- Directed by: Veit Harlan
- Written by: Veit Harlan Richard Billinger
- Produced by: Willy Zeyn
- Starring: Kristina Söderbaum Lutz Moik Ilse Steppat
- Cinematography: Georg Bruckbauer; Werner Krien;
- Edited by: Walter Boos
- Music by: Hans-Otto Borgmann
- Production company: Zeyn Film
- Distributed by: Herzog Film
- Release date: 21 December 1951;
- Running time: 106 minutes
- Country: West Germany
- Language: German

= Hanna Amon =

1951 film

Hanna Amon is a 1951 German Agfacolor drama film directed by Veit Harlan and starring Kristina Söderbaum, Lutz Moik and Ilse Steppat. It was shot at the Göttingen Studios and on location in Upper Bavaria. The film's sets were designed by the art directors Hans Berthel and Rochus Gliese. It was the second film after Immortal Beloved (also 1951) in a post-war comeback by director Harlan and his wife Söderbaum, who remained controversial figures due to their association with the Nazi era. Both films were major commercial hits, despite calls for a boycott.

== Synopsis ==
Hanna and her brother Thomas Amon live on the estate of their deceased parents. Initially very much focused on each other, they remain oblivious to the fact that Hanna is secretly admired by the local veterinary while the mayor's daughter has a crush on Thomas.

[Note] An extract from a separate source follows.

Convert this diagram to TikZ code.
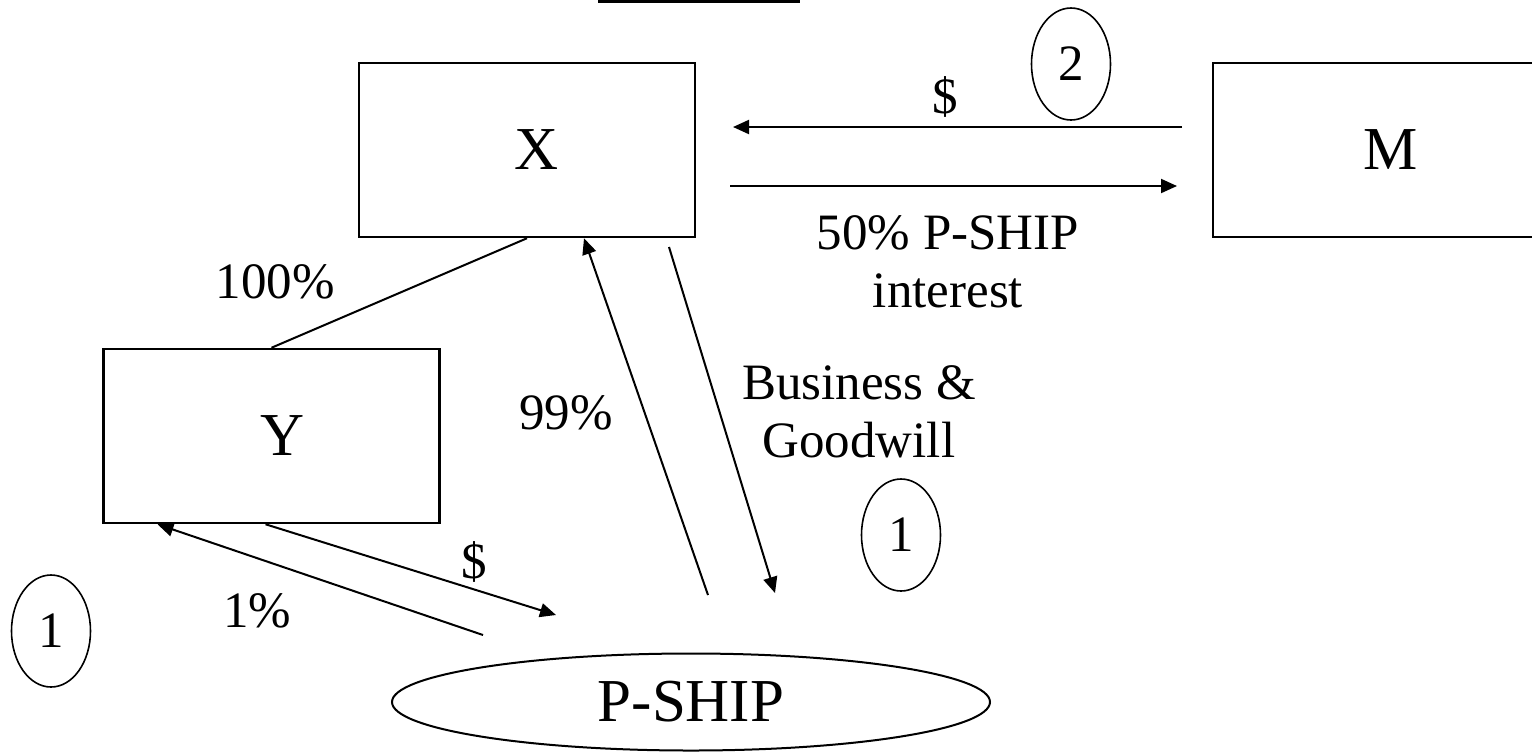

However, Thomas then falls for the much older Vera Colombani, a seductive castle owner. Ignoring his sister's warnings, he follows her to the south, where they spend the winter.

When Thomas is dropped by Colombani, he returns to the estate. A renewed encounter with his lover triggers a downward spiral which claims the lives of Colombani and Hanna.

== Cast==
- Kristina Söderbaum as Hanna Amon
- Lutz Moik as Thomas Amon
- Ilse Steppat as Vera Colombani
- Hermann Schomberg as Alois Brunner
- Susanne Körber as Rosl, Tochter des Bürgermeisters
- Elise Aulinger as Frau Brunner
- Hedwig Wangel as Frau Zorneder
- Hans Hermann Schaufuß as Bürgermeister
- Emmy Percy-Wüstenhagen as 	Bürgermeisterin
- Brigitte Schubert as Lioba
- Günther Hadank as Pfarrer
- Wolf Ackva as Entresser
- Franz Schafheitlin as Gefängnisdirektor
- Jakob Tiedtke as Wirt
- Ferdinand Anton as Hans Zorneder
- Caspar Harlan as 	Hannes

==Bibliography==
- Baer, Hester. Dismantling the Dream Factory: Gender, German Cinema, and the Postwar Quest for a New Film Language. Berghahn Books, 2012.
- Halle, Randall & McCarthy, Margaret. Light Motives: German Popular Film in Perspective. Wayne State University Press, 2003.
- Noack, Frank. Veit Harlan: The Life and Work of a Nazi Filmmaker. University Press of Kentucky, 2016.